Monday of the 4th
Week of Lent
March 16, 2015 8:30am
So, there is this royal official,
probably not a Jew and maybe a person of no faith.
He asks Jesus to come down to his
home and heal his son, who is near death.
He trusts Jesus.
And when Jesus tells him that his
son will live, he again trusts Jesus and leaves to go home.
That trust in the Lord is part
of, maybe the essential part of what it means to believe.
I came across an excerpt from
Thomas Merton.
Merton was a Trappist monk, a
contemplative, and wrote some of the most inspiring spiritual writings of the
twentieth century.
Merton offers a prayer of trust
in God, and here is what he prays.
“My Lord God, I have no idea where I am going.
I do not see the road ahead of me.
I cannot know for certain where it will end.
Nor do I really know myself, and the fact that I think that I am
following your will does not mean that I am actually doing so.
But I believe that the desire to please you does in fact please you.
And I hope that I have that desire in all that I am doing.

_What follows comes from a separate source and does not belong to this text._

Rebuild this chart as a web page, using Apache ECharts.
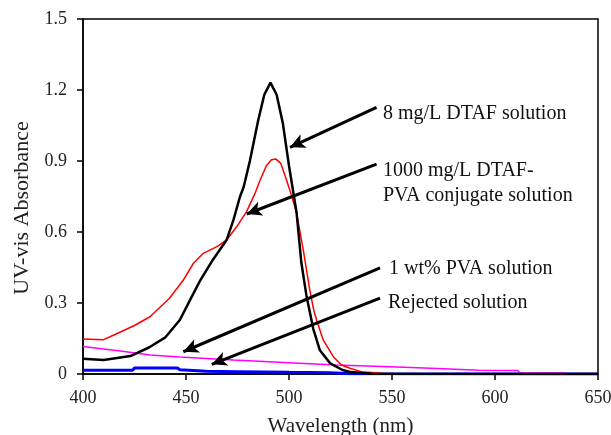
<!DOCTYPE html>
<html><head><meta charset="utf-8">
<script src="https://cdn.jsdelivr.net/npm/echarts@6/dist/echarts.min.js"></script>
<style>html,body{margin:0;padding:0;background:#fff}#c{width:611px;height:435px}</style>
</head><body><div id="c"></div>
<script>
// wavelengths (nm) and absorbance values
const dtafX = [400,410,423,432,440,447,452,457,463,469.7,473,476.2,478,481,485,488,491,494,497,500,503.7,506,508.5,511.8,515,520,526,530,540,650];
const dtafY = [0.064,0.059,0.076,0.112,0.155,0.228,0.313,0.397,0.482,0.566,0.65,0.749,0.79,0.90,1.07,1.18,1.231,1.18,1.06,0.88,0.68,0.47,0.33,0.19,0.10,0.045,0.017,0.008,0.001,0];
const conjX = [400,410,415,425,432.5,442,448.7,453.6,458.4,465,469.7,474.6,479.4,483.5,486,489,491.5,493.7,496,498.8,501,503.7,507,510,512,513.4,516.6,521.5,525.5,529.6,535,545,555,650];
const conjY = [0.148,0.145,0.165,0.205,0.242,0.32,0.397,0.468,0.51,0.538,0.566,0.622,0.686,0.763,0.82,0.88,0.905,0.908,0.89,0.82,0.76,0.68,0.52,0.36,0.27,0.228,0.144,0.073,0.038,0.024,0.01,0.003,0,0];
const pvaX = [400,420,432.5,447,473,500,523,556,575,592,611,612,634,635,650];
const pvaY = [0.116,0.095,0.08,0.072,0.059,0.048,0.038,0.028,0.022,0.016,0.015,0.005,0.004,0,0];
const rejX = [400,424,425,446,447,460,475,500,520,530,650];
const rejY = [0.016,0.016,0.025,0.025,0.018,0.012,0.01,0.007,0.005,0.001,0];
const xTicks = [400,450,500,550,600,650];
const yTicks = [0,0.3,0.6,0.9,1.2,1.5];
// annotation arrows: [tailX, tailY, headX, headY] in data units
const arrows = [
  [542.5,1.127,500.5,0.958],
  [542.5,0.887,479.5,0.676],
  [544.2,0.448,448.7,0.094],
  [544.2,0.321,462.5,0.041]
];
const labels = ['8 mg/L DTAF solution','1000 mg/L DTAF-','PVA conjugate solution','1 wt% PVA solution','Rejected solution'];
const xTitle = 'Wavelength (nm)';
const yTitle = 'UV-vis Absorbance';

const zip = (a,b)=>a.map((v,i)=>[v,b[i]]);
const font = 'Liberation Serif';
const chart = echarts.init(document.getElementById('c'));
const txt = (s,x,y)=>({type:'text',x:x,y:y,style:{text:s,font:'20px "Liberation Serif"',fill:'#111',verticalAlign:'middle'}});
chart.setOption({
  animation:false,
  grid:{left:83,right:13,top:19,bottom:61,show:true,borderColor:'#000',borderWidth:1.5,containLabel:false,outerBoundsMode:'none'},
  xAxis:{type:'value',min:xTicks[0],max:xTicks[xTicks.length-1],interval:50,
    name:xTitle,nameLocation:'middle',nameGap:42,
    nameTextStyle:{fontFamily:font,fontSize:21,color:'#222'},
    axisLine:{lineStyle:{color:'#000',width:1.5}},
    axisTick:{show:true,length:6,lineStyle:{color:'#000',width:1.5}},
    axisLabel:{fontFamily:font,fontSize:18,color:'#222',margin:15},
    splitLine:{show:false}},
  yAxis:{type:'value',min:yTicks[0],max:yTicks[yTicks.length-1],interval:0.3,
    axisLine:{lineStyle:{color:'#000',width:1.5}},
    axisTick:{show:true,length:6,lineStyle:{color:'#000',width:1.5}},
    axisLabel:{fontFamily:font,fontSize:18,color:'#222',margin:16},
    splitLine:{show:false}},
  series:[
    {type:'line',data:zip(rejX,rejY),showSymbol:false,lineStyle:{color:'#0000ff',width:3},z:2},
    {type:'line',data:zip(pvaX,pvaY),showSymbol:false,lineStyle:{color:'#ff00ff',width:1.5},z:3},
    {type:'line',data:zip(conjX,conjY),showSymbol:false,lineStyle:{color:'#ff0000',width:1.5},z:4},
    {type:'line',data:zip(dtafX,dtafY),showSymbol:false,lineStyle:{color:'#000',width:2.5},z:5,
      markLine:{silent:true,symbol:['none','arrow'],symbolSize:[11,15],animation:false,
        label:{show:false},
        lineStyle:{color:'#000',width:3,type:'solid'},
        data:arrows.map(a=>[{coord:[a[0],a[1]]},{coord:[a[2],a[3]]}])}}
  ],
  graphic:[
    txt(labels[0],383,114),
    txt(labels[1],383,171),
    txt(labels[2],383,196),
    txt(labels[3],389,269),
    txt(labels[4],388,303),
    {type:'text',x:22,y:208,rotation:Math.PI/2,style:{text:yTitle,font:'22px "Liberation Serif"',fill:'#222',align:'center',verticalAlign:'middle'}}
  ]
});
</script></body></html>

I hope that I will never do anything apart from that desire.
And I know that if I do this you will lead me by the right road though
I may know nothing about it.
Therefore I will trust you always though I may seem to be lost and in
the shadow of death.
I will not fear, for you are ever with me, and you will never leave me
to face my perils alone.”
I find that to be a wonderfully
inspiring prayer of trust in God.
I hope you do too.
May it help us to trust in the
Lord, as the royal official does in today’s gospel.